LINK TO THE CEPR POLICY PAPER ENGLISH, TO THE VOX.EU BLOG POST ENGLISH

Leading French and German economists, among them Henrik Enderlein, director of the Jacques Delors Institut – Berlin, have published a joint set of proposals on how to reform the Eurozone. Reconciling risk sharing with market discipline: A constructive approach to euro area reform, was originally published on 17 January by the Centre for Economic Policy Research (CEPR).

The authors intend to bridge existing disagreements among euro area members on the direction that reforms should take. France (along with other member states such as Italy) has long been calling for additional stabilisation and risk-sharing mechanisms. In contrast, Germany (along with other members such as the Netherlands) continues to claim that what is really needed is tougher enforcement of fiscal rules and more market discipline.

To overcome this deadlock, the authors propose measures that take up arguments from both sides. Despite differing views and political sensitivities, they share the conviction that reform of the euro area is needed for three reasons: to reduce financial instability; to provide incentives that encourage prudent, growth-enhancing macroeconomic policies and deliver growth-enhancing domestic reform; and to remove a continuing source of division among euro area countries.

Reforms are overdue. While the need to improve the architecture of the euro area remains as strong as ever, no meaningful reform has been enacted since the 2014 creation of the Single Resolution Mechanism.
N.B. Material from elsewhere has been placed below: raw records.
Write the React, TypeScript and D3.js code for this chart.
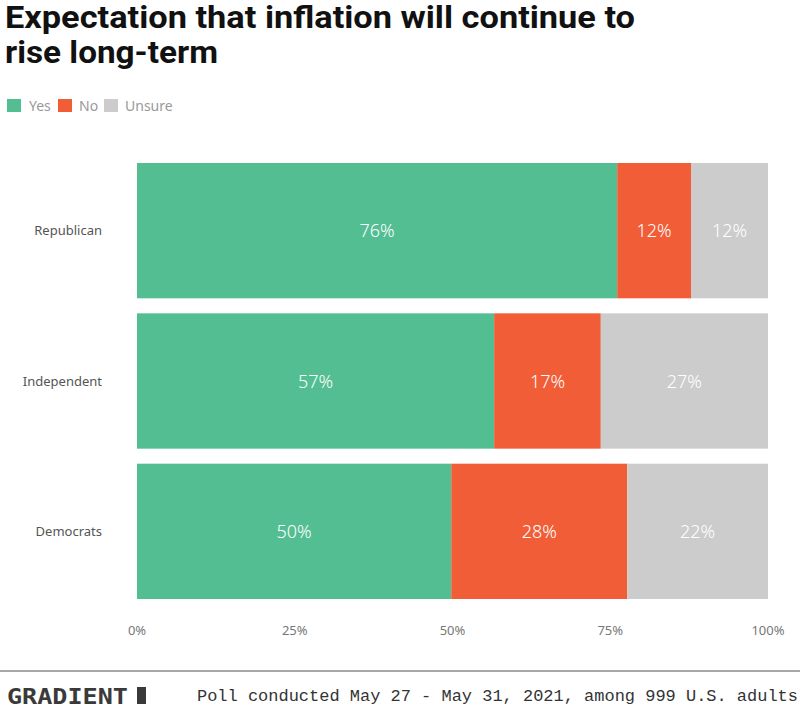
import React from "react";
import * as d3 from "d3";

const categories = ["Republican", "Independent", "Democrats"];
const yesValues = [76.1, 56.6, 49.8];
const noValues = [11.7, 16.9, 27.9];
const unsureValues = [12.2, 26.5, 22.3];
const yesLabels = ["76%", "57%", "50%"];
const noLabels = ["12%", "17%", "28%"];
const unsureLabels = ["12%", "27%", "22%"];
const seriesNames = ["Yes", "No", "Unsure"];
const seriesColors = ["#52BE92", "#F05D37", "#CCCCCC"];
const tickValues = [0, 25, 50, 75, 100];
const tickLabels = ["0%", "25%", "50%", "75%", "100%"];

const W = 800;
const H = 711;

export default function App() {
  const x = d3.scaleLinear().domain([0, 100]).range([137, 768]);
  const y = d3.scaleBand().domain(categories).range([163, 599]).paddingInner(0.1).paddingOuter(0);

  const rows = categories.map((c, i) => ({
    cat: c,
    yes: yesValues[i],
    no: noValues[i],
    unsure: unsureValues[i],
  }));
  const stack = d3.stack<any>().keys(["yes", "no", "unsure"]);
  const series = stack(rows);
  const labelSets = [yesLabels, noLabels, unsureLabels];

  const legendX = [7, 58, 104];
  const legendTextX = [29, 79, 125];

  return (
    <svg width={W} height={H} style={{ position: "absolute", left: 0, top: 0, background: "#fff" }}>
      <rect x={0} y={0} width={W} height={H} fill="#fff" />
      <g fontFamily="'Liberation Sans Narrow', 'Roboto', sans-serif" fontWeight={700} fontSize={31} fill="#111">
        <text x={5} y={28} textLength={630} lengthAdjust="spacingAndGlyphs">Expectation that inflation will continue to</text>
        <text x={5} y={63} textLength={213} lengthAdjust="spacingAndGlyphs">rise long-term</text>
      </g>
      <g fontFamily="'Noto Sans', sans-serif" fontSize={14} fill="#999">
        {seriesNames.map((s, i) => (
          <g key={s}>
            <rect x={legendX[i]} y={99} width={14} height={13} fill={seriesColors[i]} />
            <text x={legendTextX[i]} y={110.5}>{s}</text>
          </g>
        ))}
      </g>
      {series.map((s, si) => (
        <g key={si}>
          {s.map((d, i) => {
            const x0 = x(d[0]);
            const x1 = x(d[1]);
            const yy = y(categories[i])!;
            return (
              <g key={i}>
                <rect x={x0} y={yy} width={x1 - x0} height={y.bandwidth()} fill={seriesColors[si]} />
                <text
                  x={(x0 + x1) / 2}
                  y={yy + y.bandwidth() / 2 + 6.5}
                  textAnchor="middle"
                  fill="#fff"
                  fontFamily="'Noto Sans', sans-serif"
                  fontWeight={300}
                  fontSize={18}
                >
                  {labelSets[si][i]}
                </text>
              </g>
            );
          })}
        </g>
      ))}
      <g fontFamily="'Noto Sans', sans-serif" fontSize={13} fill="#555">
        {categories.map((c) => (
          <text key={c} x={102} y={y(c)! + y.bandwidth() / 2 + 4.5} textAnchor="end">{c}</text>
        ))}
      </g>
      <g fontFamily="'Noto Sans', sans-serif" fontSize={13} fill="#777">
        {tickValues.map((t, i) => (
          <text key={t} x={x(t)} y={635} textAnchor="middle">{tickLabels[i]}</text>
        ))}
      </g>
      <line x1={0} x2={W} y1={671} y2={671} stroke="#8a8a8a" strokeWidth={1.5} />
      <text x={7} y={704} fontFamily="'DejaVu Sans Mono', monospace" fontWeight={700} fontSize={22} fill="#3a3a3a" textLength={121} lengthAdjust="spacingAndGlyphs">GRADIENT</text>
      <rect x={137} y={687} width={9} height={17} fill="#3a3a3a" />
      <text x={197} y={701} fontFamily="'Liberation Mono', monospace" fontSize={16} fill="#333" textLength={601} lengthAdjust="spacingAndGlyphs">Poll conducted May 27 - May 31, 2021, among 999 U.S. adults</text>
    </svg>
  );
}
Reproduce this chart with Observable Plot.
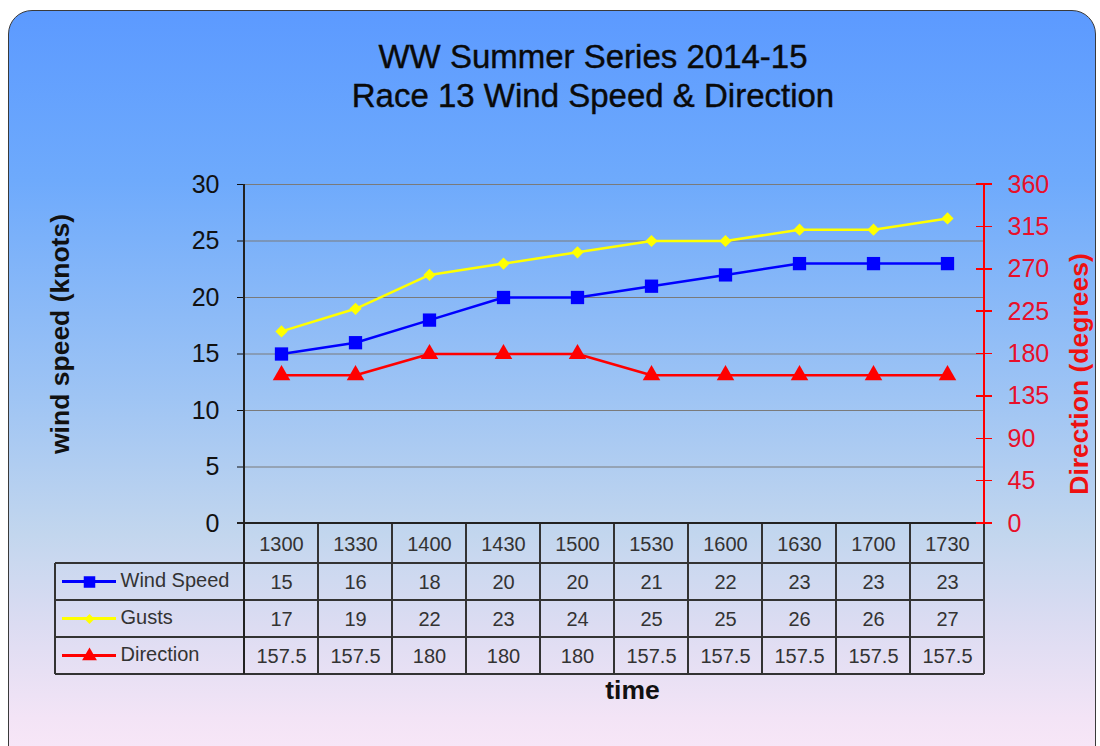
<!DOCTYPE html>
<html>
<head>
<meta charset="utf-8">
<script src="https://cdn.jsdelivr.net/npm/d3@7"></script>
<script src="https://cdn.jsdelivr.net/npm/@observablehq/plot@0.6"></script>
<style>
  html, body { margin: 0; padding: 0; background: #ffffff; }
  #wrap { position: relative; width: 1100px; height: 746px; overflow: hidden; font-family: "Liberation Sans", Arial, sans-serif; }
  #bg { position: absolute; left: 8px; top: 10px; width: 1088px; height: 770px; box-sizing: border-box;
        border: 1.5px solid #3a3a3a; border-radius: 24px;
        background: linear-gradient(to bottom, #5c9aff 0%, #6eaafc 22%, #9ec4f4 50%, #c2d6ee 68%, #dcdcf2 80%, #f3e4f6 92%, #fbe8f8 100%); }
  #title { position: absolute; top: 37px; left: 593px; transform: translateX(-50%); white-space: nowrap;
           text-align: center; font-size: 33px; line-height: 39px; font-weight: normal; color: #0a0a0a;
           -webkit-text-stroke: 0.4px #0a0a0a; }
  #chart { position: absolute; top: 130px; left: 0; }
</style>
</head>
<body>
<div id="wrap">
  <div id="bg"></div>
  <div id="title">WW Summer Series 2014-15<br>Race 13 Wind Speed &amp; Direction</div>
  <div id="chart"></div>
</div>
<script>
// ---- Data ----
const times = ["1300","1330","1400","1430","1500","1530","1600","1630","1700","1730"];
const windSpeed = [15,16,18,20,20,21,22,23,23,23];
const gusts = [17,19,22,23,24,25,25,26,26,27];
const direction = [157.5,157.5,180,180,180,157.5,157.5,157.5,157.5,157.5];
const speedTicks = [0,5,10,15,20,25,30];
const dirTicks = [0,45,90,135,180,225,270,315,360];
const seriesNames = ["Wind Speed","Gusts","Direction"];

// secondary axis: 0–360 degrees shown against the 0–30 knot scale
const dirMax = 360, speedMax = 30;
const dirToSpeed = d => d * speedMax / dirMax;

const seriesValues = [windSpeed, gusts, direction];
const seriesY = [v => v, v => v, dirToSpeed];
const seriesColor = ["#0000ff", "#ffff00", "#ff0000"];
const seriesSymbol = ["square", "diamond2", "triangle"];
const seriesR = [7.5, 5.5, 6.5];

const rows = seriesNames.map((name, s) =>
  times.map((t, i) => ({ series: name, time: t, value: seriesValues[s][i], y: seriesY[s](seriesValues[s][i]) }))
);

// ---- Layout ----
const headerH = 40, rowH = 37;
const rowCenter = k => headerH + rowH * k + rowH / 2;   // offset below x axis
const tableLeft = 55;
const fontFamily = "'Liberation Sans', Arial, sans-serif";

function tableGrid(index, scales, values, dims) {
  const x = scales.x, y = scales.y;
  const x0 = x(times[0]);
  const step = x(times[1]) - x(times[0]);
  const xEnd = x0 + step * times.length;
  const yTop = y(speedMax), yBot = y(0);
  const tableBot = yBot + headerH + rowH * seriesNames.length;
  const g = d3.create("svg:g").attr("fill", "none");
  const line = (x1, y1, x2, y2, stroke, w) =>
    g.append("line").attr("x1", x1).attr("y1", y1).attr("x2", x2).attr("y2", y2)
     .attr("stroke", stroke).attr("stroke-width", w).attr("shape-rendering", "crispEdges");
  // band separators inside the table
  for (let i = 1; i < times.length; i++) line(x0 + step * i, yBot, x0 + step * i, tableBot, "#333", 1.5);
  // horizontal table lines
  for (let k = 0; k < seriesNames.length; k++) {
    const yy = yBot + headerH + rowH * k;
    line(tableLeft, yy, xEnd, yy, "#333", 1.5);
  }
  line(tableLeft, tableBot, xEnd, tableBot, "#333", 1.5);
  line(tableLeft, yBot + headerH, tableLeft, tableBot, "#333", 1.5);
  // right border of table
  line(xEnd, yBot, xEnd, tableBot, "#333", 1.5);
  // left axis line + table left border
  line(x0, yTop, x0, tableBot, "#222", 1.5);
  // x axis line
  line(x0 - 7, yBot, xEnd, yBot, "#222", 1.5);
  // right (direction) axis line and its ticks (crossing the axis)
  line(xEnd, yTop, xEnd, yBot, "#ff0000", 1.5);
  dirTicks.forEach(d => { const yy = y(dirToSpeed(d)); line(xEnd - 8, yy, xEnd + 8, yy, "#ff0000", 1.5); });
  // legend sample lines
  seriesNames.forEach((n, k) => {
    const yy = yBot + rowCenter(k);
    line(62, yy, 116, yy, seriesColor[k], 2.5);
  });
  return g.node();
}

const marks = [
  Plot.ruleY(speedTicks.filter(d => d > 0), { y: d => d, stroke: "#7a7a7a", strokeWidth: 1.2 }),
  Plot.axisY({ ticks: speedTicks, tickSize: 7, tickPadding: 18, fontSize: 25, color: "#111", label: null, tickFormat: d => d }),
  Plot.axisY({ anchor: "right", ticks: dirTicks.map(dirToSpeed), tickSize: 0, tickPadding: 23, fontSize: 25, color: "#e8102a", label: null,
               tickFormat: d => Math.round(d * dirMax / speedMax) }),
  tableGrid
];

// series lines & markers
seriesNames.forEach((name, s) => {
  marks.push(Plot.line(rows[s], { x: "time", y: "y", stroke: seriesColor[s], strokeWidth: 2.5 }));
  marks.push(Plot.dot(rows[s], { x: "time", y: "y", symbol: () => seriesSymbol[s], r: seriesR[s], fill: seriesColor[s], stroke: "none" }));
});

// table header (time) row
marks.push(Plot.text(times, { x: d => d, text: d => d, frameAnchor: "bottom", dy: headerH / 2 + 1, lineAnchor: "middle", fontSize: 20, fill: "#333" }));
// table value rows and legend
seriesNames.forEach((name, s) => {
  marks.push(Plot.text(rows[s], { x: "time", text: d => String(d.value), frameAnchor: "bottom", dy: rowCenter(s) + 1, lineAnchor: "middle", fontSize: 20, fill: "#333" }));
  marks.push(Plot.text([name], { text: d => d, frameAnchor: "bottom-left", dx: 120 - 244, dy: rowCenter(s) - 1, lineAnchor: "middle", textAnchor: "start", fontSize: 20, fill: "#333" }));
  marks.push(Plot.dot([name], { frameAnchor: "bottom-left", dx: 89 - 244, dy: rowCenter(s), symbol: () => seriesSymbol[s], r: seriesR[s] - 1, fill: seriesColor[s] }));
});

// axis titles
marks.push(Plot.text(["wind speed (knots)"], { text: d => d, frameAnchor: "left", dx: 60 - 244, dy: -20, rotate: -90, textAnchor: "middle", lineAnchor: "middle", fontSize: 26.5, fontWeight: "bold", fill: "#111" }));
marks.push(Plot.text(["Direction (degrees)"], { text: d => d, frameAnchor: "right", dx: 1079 - 984, dy: 20, rotate: -90, textAnchor: "middle", lineAnchor: "middle", fontSize: 26.5, fontWeight: "bold", fill: "#ee1111" }));
marks.push(Plot.text(["time"], { text: d => d, frameAnchor: "bottom", dx: 18, dy: 167, textAnchor: "middle", lineAnchor: "middle", fontSize: 26.5, fontWeight: "bold", fill: "#111" }));

const chart = Plot.plot({
  width: 1100,
  height: 616,
  marginLeft: 244,
  marginRight: 116,
  marginTop: 54,
  marginBottom: 223,
  x: { type: "band", domain: times, padding: 0, axis: null },
  y: { domain: [0, speedMax], axis: null },
  style: { background: "transparent", fontFamily: fontFamily, overflow: "visible" },
  marks
});
document.getElementById("chart").appendChild(chart);
</script>
</body>
</html>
The authors of the CEPR paper are Agnès Bénassy-Quéré, Paris School of Economics and University of Paris 1; Markus Brunnermeier, Princeton University; Henrik Enderlein, Hertie School of Governance and Jacques Delors Institute Berlin; Emmanuel Farhi, Harvard University; Marcel Fratzscher, DIW and Humboldt University Berlin; Clemens Fuest, Ifo Institute and University of Munich; Pierre-Olivier Gourinchas, University of California at Berkeley; Philippe Martin, Sciences Po, Paris and Conseil d’Analyse Économique; Jean Pisani-Ferry, Bruegel, EUI, Hertie School of Governance and Sciences Po; Hélène Rey, London Business School; Isabel Schnabel, University of Bonn and German Council of Economic Experts; Nicolas Véron, Bruegel and Peterson Institute for International Economics; Beatrice Weder di Mauro, INSEAD and University of Mainz; and Jeromin Zettelmeyer, Peterson Institute for International Economics.